Brining and Baking a Whole Turkey


  • 1 C. salt, preferably kosher
  • 1/2-1 C. brown sugar
  • 1 gallon vegetable stock
  • 1-2 T. peppercorns
  • 4 sprigs rosemary
  • 6-8 fresh sage leaves
  • 3 bay leaves
  • 3-4 cloves garlic, peeled and smashed


  1. On Tuesday before Thanksgiving, combine the brine ingredients in a large pan and bring to a boil, stirring occasionally to dissolve the salt and sugar. Then remove the brine from the heat and cool to room temperature. Refrigerate.
  2. On Wednesday before Thanksgiving, add 1 gallon of heavily iced water to the brine. Place the turkey (with innards removed) breast side down in a large brining bag. I set my brining bag inside of a clean bucket to give it support. Pour the brine and ice water mixture over the turkey, making sure it is completely immersed. Close your brining bag and set in a cool place or in the fridge for 10-18 hours.
  3. 2-3 hours before you want to eat on Thanksgiving Day, preheat the oven to 500° F (260° C).
  4. Remove the turkey from the brine and rise it inside and out with cold water. Discard the brine.
  5. Place the turkey on a grilling rack over a large baking pan and pat it dry with paper towels.
  6. Place some herbs (rosemary, sage), an onion cut in half and a lemon or two cut in half, inside the cavity of the turkey.
  7. Tuck the wings underneath the turkey and coat the entire bird with canola oil. Or, if you prefer, you can cover the turkey breast with slices of uncooked bacon which keeps the breast moist and gives it even more flavor.
  8. Roast the turkey at 500° F (260 ° C) on the lowest shelf of the oven for 30 minutes. Then reduce the oven temperature to 350° F (180° C) and roast until a meat thermometer inserted into the fullest part of the breast registers 160° F (71° C). Ovens are all a bit different, and depending how often you open it, how insulated it is, etc., can cause the roasting time to vary. It should take about 2-2 ½ hours.
  9. Let the turkey rest loosely covered with foil for 15 minutes before carving.


  1. 11-13-2012

    Can you do this with medium sized chickens? What would the brining time look like? Using all dried spices is ok I would imagine. No fresh sage and rosemary in these parts. 🙂

    • 11-13-2012

      Carma, I’m sure you could brine a medium-sized chicken though I would probably make half of the amount of brine, or even less. I think you could brine it about the same amount of time, if you use this brine recipe because there is a lot of liquid in proportion to the salt. The Simple Brine for Turkey Breasts (my other post) has a lot more salt and so the meat is brined for a shorter period of time.

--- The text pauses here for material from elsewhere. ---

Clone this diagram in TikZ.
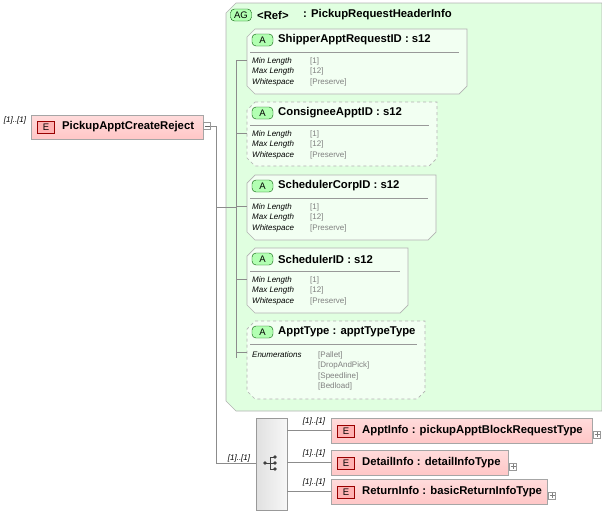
\documentclass[tikz,border=0pt]{standalone}
\usepackage{fontspec}
\setmainfont{Liberation Sans}
\tikzset{
  ln/.style={draw=black!45,line width=0.7pt},
  elem/.style={draw=black!35,top color=red!14,bottom color=red!22,line width=0.7pt},
  ebadge/.style={draw=red!60!black,fill=red!30,minimum width=17pt,minimum height=12pt,inner sep=0pt,font=\fontsize{9.5}{9.5}\selectfont},
  ttl/.style={anchor=west,font=\fontsize{11.3}{12}\selectfont\bfseries,inner sep=0pt},
  occ/.style={font=\fontsize{8}{8}\selectfont\itshape,inner sep=0pt},
  fk/.style={anchor=west,font=\fontsize{8}{8}\selectfont\itshape,inner sep=0pt},
  fv/.style={anchor=west,font=\fontsize{8}{8}\selectfont,text=black!50,inner sep=0pt},
  pmbox/.style={draw=black!40,fill=white,minimum size=7pt,inner sep=0pt},
  attrb/.style={draw=black!30,fill=green!5,line width=0.7pt},
  abadge/.style={draw=green!35!black,fill=green!30,rounded corners=4pt,minimum width=21pt,minimum height=12pt,inner sep=0pt,font=\fontsize{9.5}{9.5}\selectfont}}
\newcommand{\myattrbox}[5]{%
 \draw[attrb,#5] (#1+8,#2)--(#3,#2)--(#3,#4-8)--(#3-8,#4)--(#1+8,#4)--(#1,#4-8)--(#1,#2+8)--cycle;
 \draw[black!40,line width=0.6pt] (250,#2+23)--(#3-8,#2+23);
 \draw[ln] (236,#2+31)--(#1,#2+31);}
\newcommand{\myfacets}[1]{%
 \node[fk] at (252,#1) {Min Length};
 \node[fk] at (252,#1+10.5) {Max Length};
 \node[fk] at (252,#1+21) {Whitespace};
 \node[fv] at (310,#1) {[1]};
 \node[fv] at (310,#1+10.5) {[12]};
 \node[fv] at (310,#1+21) {[Preserve]};}
\begin{document}
\begin{tikzpicture}[x=1pt,y=-1pt]
\useasboundingbox (0,0) rectangle (602,514);
\draw[draw=black!30,fill=green!12,line width=0.7pt] (236,3)--(602,3)--(602,411)--(236,411)--(226,401)--(226,13)--cycle;
\node[abadge] (ag) at (241,15) {AG};
\node[ttl] (ref) at (257,15) {\textless Ref\textgreater};
\node[ttl] (agt) at (303,15) {: PickupRequestHeaderInfo};
\draw[elem] (31,115) rectangle (203,139);
\node[ebadge] (re) at (46,127.5) {E};
\node[ttl] (rt) at (62,126.5) {PickupApptCreateReject};
\node[occ] (ro) at (15,120) {[1]..[1]};
\node[pmbox] (rm) at (207,126) {};
\draw[black!60,line width=0.4pt] (204.5,126)--(209.5,126);
\coordinate (j1) at (216,126);
\coordinate (j2) at (216,207);
\coordinate (j3) at (216,463);
\draw[ln] (rm.east)--(j1)--(j3);
\draw[ln] (j2)--(236,207);
\draw[ln] (236,60)--(236,358);
\myattrbox{247}{29}{467}{94}{solid}
\node[abadge] (a1b) at (262.5,40) {A};
\node[ttl] (a1t) at (278,40) {ShipperApptRequestID : s12};
\myattrbox{247}{102}{437}{166}{dashed}
\node[abadge] (a2b) at (262.5,113) {A};
\node[ttl] (a2t) at (278,113) {ConsigneeApptID : s12};
\myattrbox{247}{175}{436}{240}{solid}
\node[abadge] (a3b) at (262.5,186) {A};
\node[ttl] (a3t) at (278,186) {SchedulerCorpID : s12};
\myattrbox{247}{248}{408}{313}{solid}
\node[abadge] (a4b) at (262.5,259) {A};
\node[ttl] (a4t) at (278,259) {SchedulerID : s12};
\myattrbox{247}{321}{425}{399}{dashed}
\node[abadge] (a5b) at (262.5,332) {A};
\node[ttl] (a5t) at (278,332) {ApptType : apptTypeType};
\myfacets{61}
\myfacets{134}
\myfacets{207}
\myfacets{280}
\node[fk] (ek) at (252,355) {Enumerations};
\node[fv] (e1) at (318,355) {[Pallet]};
\node[fv] (e2) at (318,365.5) {[DropAndPick]};
\node[fv] (e3) at (318,376) {[Speedline]};
\node[fv] (e4) at (318,386.5) {[Bedload]};
\draw[draw=black!40,left color=black!12,right color=black!3,line width=0.7pt] (256,418) rectangle (287,510);
\node[occ] (so) at (239,458) {[1]..[1]};
\draw[ln] (j3)--(256,463);
\draw[black!75,line width=0.8pt] (265,463)--(270,463) (270,457)--(270,469) (270,457)--(275,457) (270,463)--(275,463) (270,469)--(275,469);
\fill[black!75] (265,463) circle (1.8) (275,457) circle (1.8) (275,463) circle (1.8) (275,469) circle (1.8);
\draw[elem] (331,418) rectangle (592,443);
\node[ebadge] (c1b) at (346,431.5) {E};
\node[ttl] (c1t) at (362,430.5) {ApptInfo : pickupApptBlockRequestType};
\node[pmbox] (c1p) at (597,434.5) {};
\node[occ] (c1o) at (314,421.5) {[1]..[1]};
\draw[ln] (287,430.5)--(331,430.5);
\draw[elem] (331,450) rectangle (508,475);
\node[ebadge] (c2b) at (346,463.5) {E};
\node[ttl] (c2t) at (362,462.5) {DetailInfo : detailInfoType};
\node[pmbox] (c2p) at (513,466.5) {};
\node[occ] (c2o) at (314,453.5) {[1]..[1]};
\draw[ln] (287,462.5)--(331,462.5);
\draw[elem] (331,479) rectangle (547,504);
\node[ebadge] (c3b) at (346,492.5) {E};
\node[ttl] (c3t) at (362,491.5) {ReturnInfo : basicReturnInfoType};
\node[pmbox] (c3p) at (552,495.5) {};
\node[occ] (c3o) at (314,482.5) {[1]..[1]};
\draw[ln] (287,491.5)--(331,491.5);
\draw[black!50,line width=0.4pt] (594.5,434.5)--(599.5,434.5) (597,432)--(597,437)
 (510.5,466.5)--(515.5,466.5) (513,464)--(513,469)
 (549.5,495.5)--(554.5,495.5) (552,493)--(552,498);
\end{tikzpicture}
\end{document}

I’m sure fresh sage and rosemary are fine but you might consider bringing some seeds back from the States (or having someone mail them to you). Both sage and rosemary are easy to grow and prolific in warm weather.

  2. 11-13-2012

    Ok, I am going to try this, with one addition-bacon strips along the top instead of canola oil. Now, how long does it take for a 12 lb turkey to cook? I had heard 325 for so many minutes per pound, but I like the 500 for 30 minutes, and 350 after….thanks for the tips!

    • 11-13-2012

      Diane, great idea about the bacon strips! I did that last year as well and we loved it-forgot to include that in the recipe so I’ll add it now. Especially when using bacon it’s great to use the higher temperature at the beginning, but I’m afraid I don’t know how long to tell you to roast your 12 lb. turkey beginning with a higher temperature. Did a little research in Joy of Cooking (which also advocates starting with a higher temperature) and on the web but couldn’t find any time charts that use this method. It would less than 2 hours, I’m quite sure, if it is unstuffed. I love my remote thermometer-which you insert in the meat and you can watch the temperature gauge OUTSIDE of the oven. Take the turkey out when the temperature gets to 160 degrees and let rest about 20 minutes before carving to give the juices time to be absorbed into the meat. Best of luck! And happy thanksgiving!